■ Materials provided
####################
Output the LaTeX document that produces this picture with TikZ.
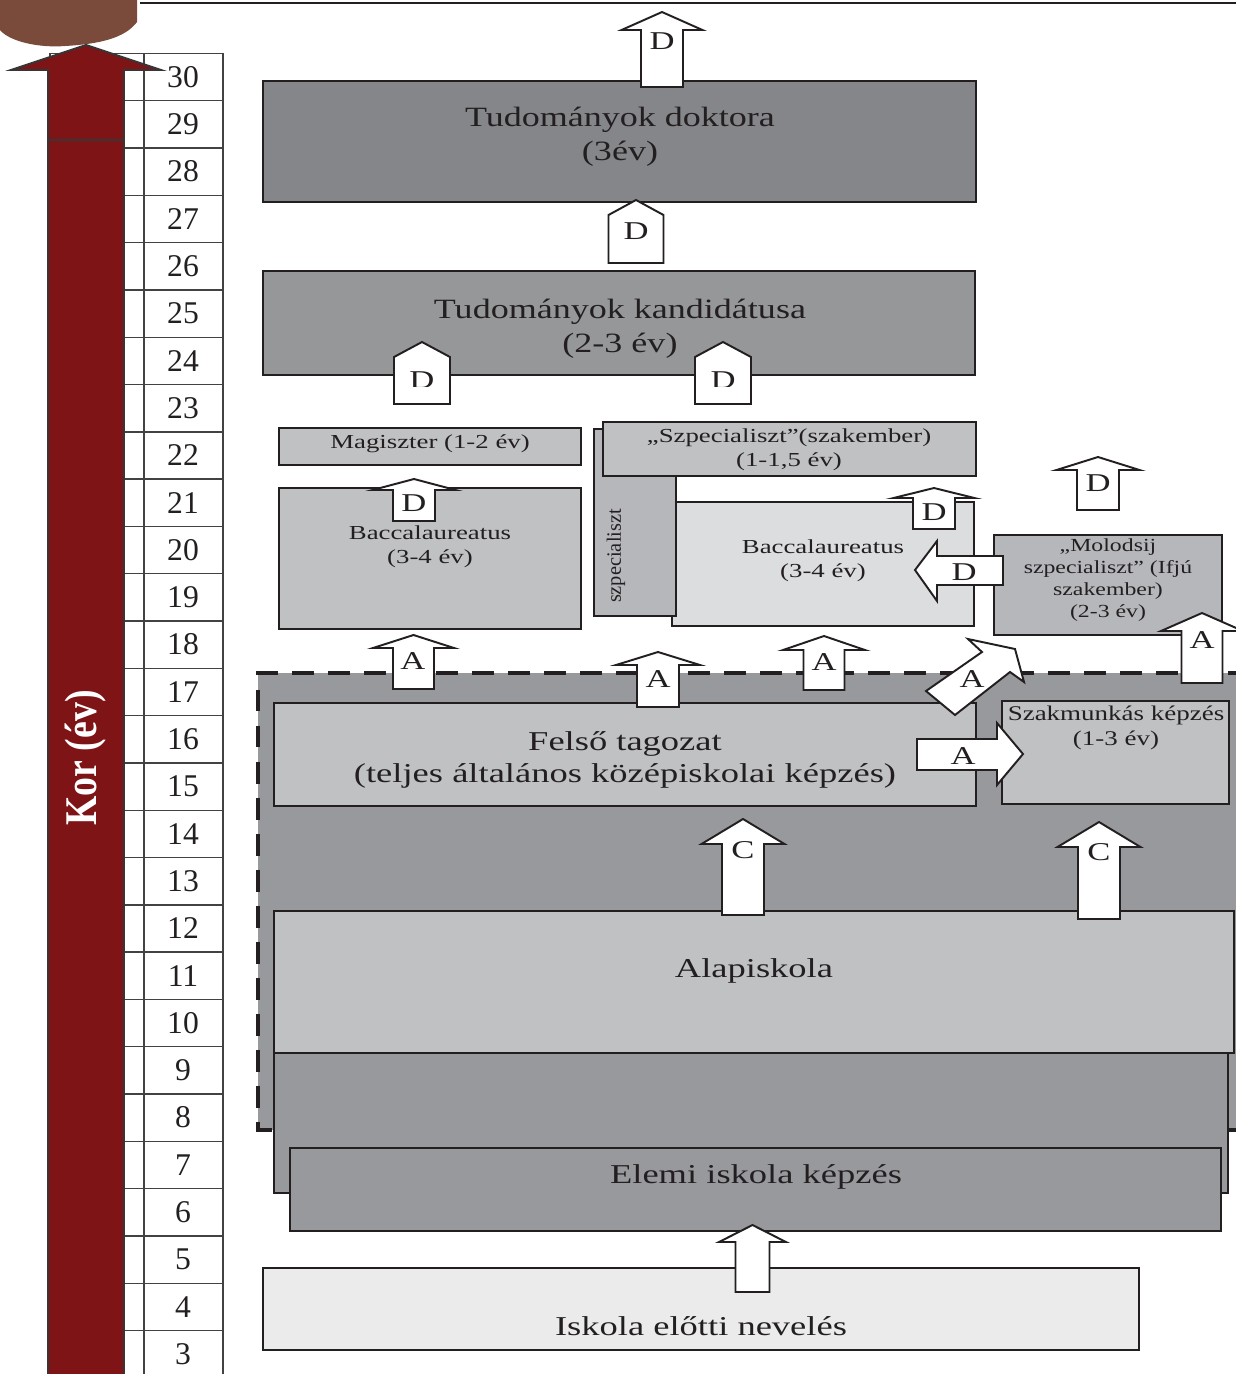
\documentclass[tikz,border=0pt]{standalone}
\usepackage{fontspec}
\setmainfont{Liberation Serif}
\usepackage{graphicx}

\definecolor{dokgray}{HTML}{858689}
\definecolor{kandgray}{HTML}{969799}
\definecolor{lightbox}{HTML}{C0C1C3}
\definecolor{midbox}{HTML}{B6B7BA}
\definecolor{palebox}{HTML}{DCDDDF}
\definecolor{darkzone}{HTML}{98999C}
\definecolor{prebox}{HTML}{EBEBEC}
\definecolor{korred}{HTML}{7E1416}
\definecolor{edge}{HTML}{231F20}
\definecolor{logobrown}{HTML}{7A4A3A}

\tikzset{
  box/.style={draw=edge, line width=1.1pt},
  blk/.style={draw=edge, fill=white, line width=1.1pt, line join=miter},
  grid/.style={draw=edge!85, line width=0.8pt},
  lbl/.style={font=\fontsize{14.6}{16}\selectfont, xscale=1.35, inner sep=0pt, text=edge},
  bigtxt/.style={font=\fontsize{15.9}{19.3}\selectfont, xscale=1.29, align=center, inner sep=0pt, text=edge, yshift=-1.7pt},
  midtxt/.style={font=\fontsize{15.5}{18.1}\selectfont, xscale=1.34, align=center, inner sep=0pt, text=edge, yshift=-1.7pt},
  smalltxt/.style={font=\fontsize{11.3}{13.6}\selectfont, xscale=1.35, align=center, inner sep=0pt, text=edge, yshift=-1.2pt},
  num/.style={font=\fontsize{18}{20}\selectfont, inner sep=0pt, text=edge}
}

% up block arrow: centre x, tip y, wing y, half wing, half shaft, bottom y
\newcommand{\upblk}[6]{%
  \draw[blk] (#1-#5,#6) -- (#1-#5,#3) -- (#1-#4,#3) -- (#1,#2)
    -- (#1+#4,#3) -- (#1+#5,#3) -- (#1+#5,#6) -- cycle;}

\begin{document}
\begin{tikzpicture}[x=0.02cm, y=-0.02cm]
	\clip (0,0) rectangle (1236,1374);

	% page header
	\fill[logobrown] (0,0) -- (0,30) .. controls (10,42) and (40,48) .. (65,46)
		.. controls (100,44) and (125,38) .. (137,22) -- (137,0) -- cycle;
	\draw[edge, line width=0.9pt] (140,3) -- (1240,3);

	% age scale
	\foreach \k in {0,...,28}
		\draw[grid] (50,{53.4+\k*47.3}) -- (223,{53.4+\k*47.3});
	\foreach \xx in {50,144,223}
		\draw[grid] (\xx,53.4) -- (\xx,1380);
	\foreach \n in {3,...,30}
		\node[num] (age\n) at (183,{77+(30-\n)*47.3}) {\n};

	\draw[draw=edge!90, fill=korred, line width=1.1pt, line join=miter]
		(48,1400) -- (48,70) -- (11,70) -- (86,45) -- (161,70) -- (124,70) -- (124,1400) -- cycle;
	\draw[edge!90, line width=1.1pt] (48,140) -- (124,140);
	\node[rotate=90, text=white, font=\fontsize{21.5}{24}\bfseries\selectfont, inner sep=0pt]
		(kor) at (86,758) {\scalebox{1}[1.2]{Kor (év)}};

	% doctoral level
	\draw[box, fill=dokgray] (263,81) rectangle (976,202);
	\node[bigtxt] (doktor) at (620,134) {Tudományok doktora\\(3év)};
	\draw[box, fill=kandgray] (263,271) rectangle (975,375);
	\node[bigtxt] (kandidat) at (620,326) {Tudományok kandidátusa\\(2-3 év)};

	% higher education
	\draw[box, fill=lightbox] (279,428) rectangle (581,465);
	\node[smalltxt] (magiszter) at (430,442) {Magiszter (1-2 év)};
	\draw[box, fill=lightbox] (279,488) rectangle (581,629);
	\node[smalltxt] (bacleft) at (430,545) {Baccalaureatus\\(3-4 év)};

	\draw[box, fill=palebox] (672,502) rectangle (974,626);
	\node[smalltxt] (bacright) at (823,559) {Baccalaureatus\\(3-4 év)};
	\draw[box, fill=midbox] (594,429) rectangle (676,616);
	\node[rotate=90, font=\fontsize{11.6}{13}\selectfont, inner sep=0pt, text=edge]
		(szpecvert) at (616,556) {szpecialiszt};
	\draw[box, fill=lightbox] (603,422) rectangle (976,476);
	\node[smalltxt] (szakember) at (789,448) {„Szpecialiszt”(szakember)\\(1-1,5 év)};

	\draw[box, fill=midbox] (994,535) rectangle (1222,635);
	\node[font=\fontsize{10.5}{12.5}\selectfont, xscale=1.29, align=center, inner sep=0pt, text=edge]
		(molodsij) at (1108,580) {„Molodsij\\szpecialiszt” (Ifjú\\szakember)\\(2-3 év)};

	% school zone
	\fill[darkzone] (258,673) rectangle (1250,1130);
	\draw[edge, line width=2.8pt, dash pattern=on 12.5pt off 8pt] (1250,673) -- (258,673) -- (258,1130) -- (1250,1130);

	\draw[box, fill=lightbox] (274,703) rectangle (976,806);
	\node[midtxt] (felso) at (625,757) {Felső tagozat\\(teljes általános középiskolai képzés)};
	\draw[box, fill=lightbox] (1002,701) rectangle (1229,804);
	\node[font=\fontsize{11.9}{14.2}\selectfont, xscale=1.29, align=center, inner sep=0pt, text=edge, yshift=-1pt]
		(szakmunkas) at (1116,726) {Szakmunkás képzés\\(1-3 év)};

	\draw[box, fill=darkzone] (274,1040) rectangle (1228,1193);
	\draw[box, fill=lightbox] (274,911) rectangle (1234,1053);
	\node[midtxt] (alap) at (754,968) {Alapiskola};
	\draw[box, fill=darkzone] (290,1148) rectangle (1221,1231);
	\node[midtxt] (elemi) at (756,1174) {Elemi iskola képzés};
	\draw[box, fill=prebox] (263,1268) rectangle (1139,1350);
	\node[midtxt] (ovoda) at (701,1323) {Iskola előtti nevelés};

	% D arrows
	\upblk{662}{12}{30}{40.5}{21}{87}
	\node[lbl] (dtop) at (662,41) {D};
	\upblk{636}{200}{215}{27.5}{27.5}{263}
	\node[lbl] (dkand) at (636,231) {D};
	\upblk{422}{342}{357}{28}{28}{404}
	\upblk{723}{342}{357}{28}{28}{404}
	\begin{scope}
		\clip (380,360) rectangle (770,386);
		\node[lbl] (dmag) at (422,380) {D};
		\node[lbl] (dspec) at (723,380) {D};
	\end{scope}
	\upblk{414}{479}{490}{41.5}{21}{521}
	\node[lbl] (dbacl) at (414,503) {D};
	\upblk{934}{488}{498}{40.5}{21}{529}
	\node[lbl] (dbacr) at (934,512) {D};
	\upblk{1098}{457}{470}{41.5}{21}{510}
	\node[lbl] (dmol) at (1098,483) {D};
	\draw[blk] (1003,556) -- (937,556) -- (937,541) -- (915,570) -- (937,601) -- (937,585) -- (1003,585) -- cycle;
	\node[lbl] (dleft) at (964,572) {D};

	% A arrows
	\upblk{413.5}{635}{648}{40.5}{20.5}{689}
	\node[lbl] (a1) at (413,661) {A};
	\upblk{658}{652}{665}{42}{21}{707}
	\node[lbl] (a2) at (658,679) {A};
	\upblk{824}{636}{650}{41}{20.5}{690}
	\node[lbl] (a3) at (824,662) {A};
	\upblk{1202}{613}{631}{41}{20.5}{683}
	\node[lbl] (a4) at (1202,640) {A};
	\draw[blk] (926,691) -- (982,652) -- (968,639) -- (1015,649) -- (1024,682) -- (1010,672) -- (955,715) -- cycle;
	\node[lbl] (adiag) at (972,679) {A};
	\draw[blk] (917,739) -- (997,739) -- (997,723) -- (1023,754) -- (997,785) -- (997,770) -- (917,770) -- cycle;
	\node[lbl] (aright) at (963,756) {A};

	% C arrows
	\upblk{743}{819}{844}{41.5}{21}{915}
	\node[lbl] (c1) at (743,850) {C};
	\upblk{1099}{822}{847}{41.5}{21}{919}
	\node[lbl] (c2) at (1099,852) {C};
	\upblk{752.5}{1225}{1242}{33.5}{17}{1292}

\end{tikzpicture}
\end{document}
####################
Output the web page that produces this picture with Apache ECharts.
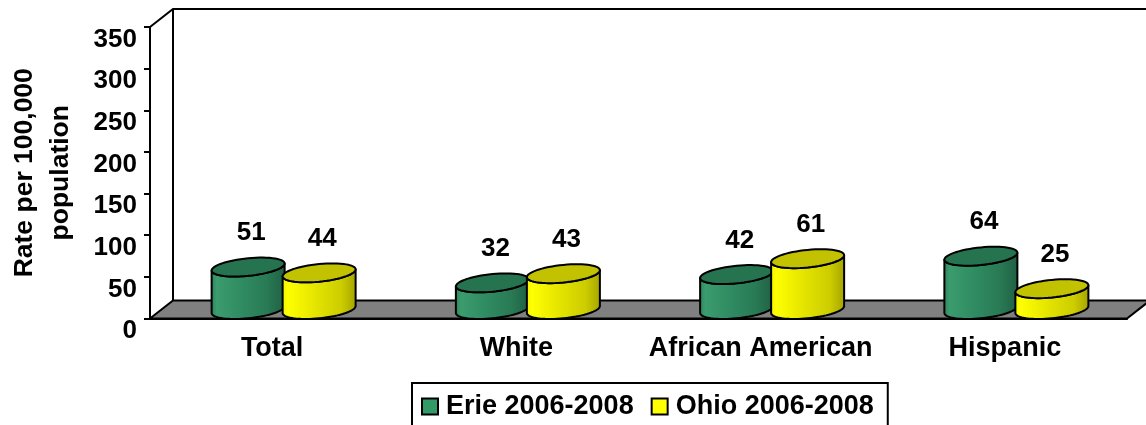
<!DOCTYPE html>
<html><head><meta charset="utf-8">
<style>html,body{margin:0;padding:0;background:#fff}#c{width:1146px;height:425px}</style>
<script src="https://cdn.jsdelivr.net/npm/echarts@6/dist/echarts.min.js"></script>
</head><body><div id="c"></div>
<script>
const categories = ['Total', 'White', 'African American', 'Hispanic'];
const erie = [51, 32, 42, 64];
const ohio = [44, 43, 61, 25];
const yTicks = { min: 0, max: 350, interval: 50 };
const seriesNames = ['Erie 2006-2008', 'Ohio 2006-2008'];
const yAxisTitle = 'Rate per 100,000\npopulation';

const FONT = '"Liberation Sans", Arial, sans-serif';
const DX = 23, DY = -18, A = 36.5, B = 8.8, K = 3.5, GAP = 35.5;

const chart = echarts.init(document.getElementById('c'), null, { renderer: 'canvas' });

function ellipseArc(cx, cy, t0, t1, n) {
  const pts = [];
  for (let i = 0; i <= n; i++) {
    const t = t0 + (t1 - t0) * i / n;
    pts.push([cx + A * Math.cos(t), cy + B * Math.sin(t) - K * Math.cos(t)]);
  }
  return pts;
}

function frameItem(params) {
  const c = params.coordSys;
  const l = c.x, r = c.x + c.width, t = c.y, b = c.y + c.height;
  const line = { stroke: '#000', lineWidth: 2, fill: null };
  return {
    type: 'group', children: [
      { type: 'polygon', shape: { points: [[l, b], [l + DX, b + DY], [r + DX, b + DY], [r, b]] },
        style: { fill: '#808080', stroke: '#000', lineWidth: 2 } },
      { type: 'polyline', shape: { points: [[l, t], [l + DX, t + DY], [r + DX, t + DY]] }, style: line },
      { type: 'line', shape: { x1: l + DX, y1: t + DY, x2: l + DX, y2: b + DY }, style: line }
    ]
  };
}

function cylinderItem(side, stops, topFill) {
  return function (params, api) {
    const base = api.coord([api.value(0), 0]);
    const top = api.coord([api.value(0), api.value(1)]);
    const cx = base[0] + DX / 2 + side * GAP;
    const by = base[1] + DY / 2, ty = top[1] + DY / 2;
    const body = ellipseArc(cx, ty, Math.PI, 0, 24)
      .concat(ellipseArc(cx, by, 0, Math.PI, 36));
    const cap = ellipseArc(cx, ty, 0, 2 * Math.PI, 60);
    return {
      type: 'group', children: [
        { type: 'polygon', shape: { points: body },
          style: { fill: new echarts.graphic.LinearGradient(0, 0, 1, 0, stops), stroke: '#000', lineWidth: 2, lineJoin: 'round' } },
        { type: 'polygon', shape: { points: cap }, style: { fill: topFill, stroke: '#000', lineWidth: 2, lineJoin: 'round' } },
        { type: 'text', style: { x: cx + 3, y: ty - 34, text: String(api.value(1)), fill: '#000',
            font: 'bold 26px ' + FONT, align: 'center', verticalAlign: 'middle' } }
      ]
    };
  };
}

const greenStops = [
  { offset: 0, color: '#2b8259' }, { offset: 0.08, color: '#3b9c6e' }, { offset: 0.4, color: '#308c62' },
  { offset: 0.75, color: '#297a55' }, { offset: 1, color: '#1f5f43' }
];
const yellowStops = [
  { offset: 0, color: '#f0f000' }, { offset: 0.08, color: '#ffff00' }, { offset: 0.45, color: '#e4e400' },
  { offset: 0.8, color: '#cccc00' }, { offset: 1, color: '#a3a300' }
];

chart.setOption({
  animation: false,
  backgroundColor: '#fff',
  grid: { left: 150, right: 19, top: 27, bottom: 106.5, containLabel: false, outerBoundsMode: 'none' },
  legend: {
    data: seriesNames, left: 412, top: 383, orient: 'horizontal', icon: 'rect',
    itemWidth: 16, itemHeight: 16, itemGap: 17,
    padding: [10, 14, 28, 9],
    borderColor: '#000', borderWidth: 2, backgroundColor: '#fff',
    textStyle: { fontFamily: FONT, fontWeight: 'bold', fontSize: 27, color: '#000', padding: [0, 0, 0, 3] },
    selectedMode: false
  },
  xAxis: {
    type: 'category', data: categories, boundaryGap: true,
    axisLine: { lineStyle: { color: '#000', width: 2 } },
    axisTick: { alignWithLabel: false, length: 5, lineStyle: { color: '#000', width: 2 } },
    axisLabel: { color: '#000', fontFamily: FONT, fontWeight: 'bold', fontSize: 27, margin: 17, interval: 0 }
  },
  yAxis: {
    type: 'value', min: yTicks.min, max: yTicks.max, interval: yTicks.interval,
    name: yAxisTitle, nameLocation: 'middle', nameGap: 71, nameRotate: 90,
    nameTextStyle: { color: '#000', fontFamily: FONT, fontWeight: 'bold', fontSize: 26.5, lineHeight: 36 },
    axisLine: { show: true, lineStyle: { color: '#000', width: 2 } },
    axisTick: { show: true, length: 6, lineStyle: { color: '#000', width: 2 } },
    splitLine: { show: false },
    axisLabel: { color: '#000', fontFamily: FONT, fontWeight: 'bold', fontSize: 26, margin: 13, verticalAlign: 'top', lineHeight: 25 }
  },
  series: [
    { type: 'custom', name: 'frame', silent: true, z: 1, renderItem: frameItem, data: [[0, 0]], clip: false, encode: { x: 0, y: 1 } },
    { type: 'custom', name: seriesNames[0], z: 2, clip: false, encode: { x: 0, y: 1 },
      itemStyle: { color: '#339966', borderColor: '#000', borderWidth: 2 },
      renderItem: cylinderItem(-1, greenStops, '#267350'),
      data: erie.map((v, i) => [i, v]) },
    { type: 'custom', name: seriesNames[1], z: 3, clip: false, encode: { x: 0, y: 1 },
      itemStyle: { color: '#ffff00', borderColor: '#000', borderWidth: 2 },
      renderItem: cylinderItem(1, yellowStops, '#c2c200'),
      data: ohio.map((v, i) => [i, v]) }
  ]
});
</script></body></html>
####################
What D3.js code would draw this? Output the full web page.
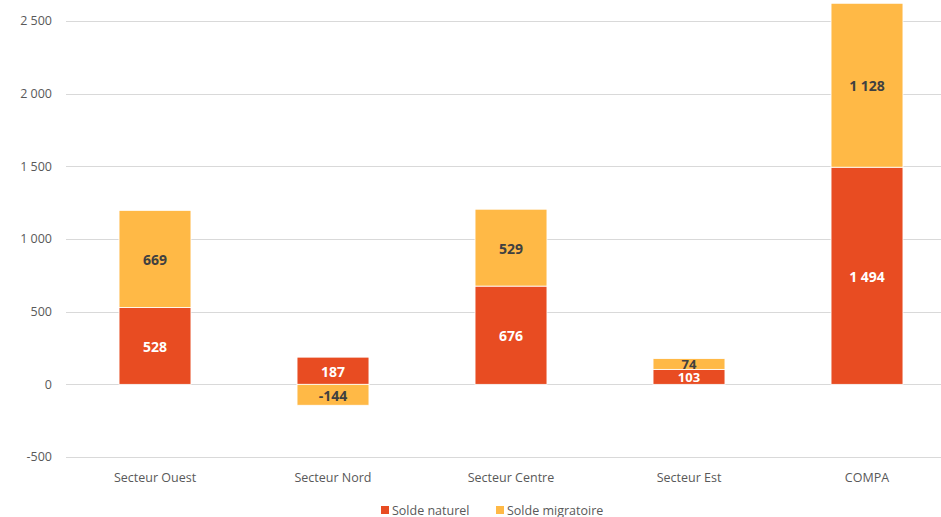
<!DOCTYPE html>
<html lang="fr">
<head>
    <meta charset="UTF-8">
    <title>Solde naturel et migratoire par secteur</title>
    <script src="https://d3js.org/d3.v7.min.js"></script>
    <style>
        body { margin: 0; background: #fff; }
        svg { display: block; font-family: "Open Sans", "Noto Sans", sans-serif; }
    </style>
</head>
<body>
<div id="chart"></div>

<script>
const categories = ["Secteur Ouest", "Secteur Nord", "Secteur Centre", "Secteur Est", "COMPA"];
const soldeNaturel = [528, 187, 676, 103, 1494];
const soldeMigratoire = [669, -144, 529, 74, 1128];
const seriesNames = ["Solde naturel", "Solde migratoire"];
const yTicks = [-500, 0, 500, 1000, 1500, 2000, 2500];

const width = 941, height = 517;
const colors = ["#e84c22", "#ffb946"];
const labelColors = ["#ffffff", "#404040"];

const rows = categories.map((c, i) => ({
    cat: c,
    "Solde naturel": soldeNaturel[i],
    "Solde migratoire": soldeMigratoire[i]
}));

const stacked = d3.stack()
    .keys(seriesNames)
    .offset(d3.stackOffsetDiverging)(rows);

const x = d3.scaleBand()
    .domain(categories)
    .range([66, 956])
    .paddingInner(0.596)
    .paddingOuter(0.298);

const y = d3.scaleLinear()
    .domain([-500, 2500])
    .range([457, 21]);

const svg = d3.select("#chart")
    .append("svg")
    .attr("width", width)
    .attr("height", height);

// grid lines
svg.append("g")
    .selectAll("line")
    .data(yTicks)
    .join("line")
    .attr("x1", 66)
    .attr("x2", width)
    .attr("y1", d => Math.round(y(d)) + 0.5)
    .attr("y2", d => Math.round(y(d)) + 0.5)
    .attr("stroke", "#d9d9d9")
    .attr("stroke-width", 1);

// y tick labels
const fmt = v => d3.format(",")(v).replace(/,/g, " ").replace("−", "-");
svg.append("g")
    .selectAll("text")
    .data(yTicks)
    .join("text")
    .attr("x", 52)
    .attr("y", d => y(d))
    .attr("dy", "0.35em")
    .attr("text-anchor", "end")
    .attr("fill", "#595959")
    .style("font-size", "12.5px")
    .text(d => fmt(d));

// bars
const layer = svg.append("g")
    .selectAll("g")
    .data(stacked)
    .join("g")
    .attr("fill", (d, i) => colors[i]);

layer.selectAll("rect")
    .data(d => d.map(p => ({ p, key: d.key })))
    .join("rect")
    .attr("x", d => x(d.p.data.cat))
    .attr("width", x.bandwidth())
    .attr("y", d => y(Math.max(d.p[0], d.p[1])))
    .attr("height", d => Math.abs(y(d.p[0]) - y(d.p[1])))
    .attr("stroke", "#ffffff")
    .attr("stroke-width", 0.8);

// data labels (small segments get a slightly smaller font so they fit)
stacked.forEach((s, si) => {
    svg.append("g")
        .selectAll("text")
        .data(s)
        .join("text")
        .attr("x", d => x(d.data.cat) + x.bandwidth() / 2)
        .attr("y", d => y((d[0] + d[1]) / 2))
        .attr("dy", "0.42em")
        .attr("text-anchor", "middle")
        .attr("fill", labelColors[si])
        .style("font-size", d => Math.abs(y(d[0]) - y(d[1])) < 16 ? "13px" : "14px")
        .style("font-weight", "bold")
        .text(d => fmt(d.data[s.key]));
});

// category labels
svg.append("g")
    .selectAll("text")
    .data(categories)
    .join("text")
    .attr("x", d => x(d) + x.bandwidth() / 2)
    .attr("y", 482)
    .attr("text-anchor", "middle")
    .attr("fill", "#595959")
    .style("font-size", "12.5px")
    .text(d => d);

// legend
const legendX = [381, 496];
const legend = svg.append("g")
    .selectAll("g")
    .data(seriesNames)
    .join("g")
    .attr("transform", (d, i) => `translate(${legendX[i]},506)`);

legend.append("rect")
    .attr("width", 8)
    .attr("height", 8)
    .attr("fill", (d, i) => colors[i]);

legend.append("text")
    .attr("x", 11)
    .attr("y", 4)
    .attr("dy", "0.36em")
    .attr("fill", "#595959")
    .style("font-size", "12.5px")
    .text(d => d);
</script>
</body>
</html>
####################
■ Written instruction
State the number of lines in these entries that include the string "page". Provide nothing beyond that number.

■ The solution
3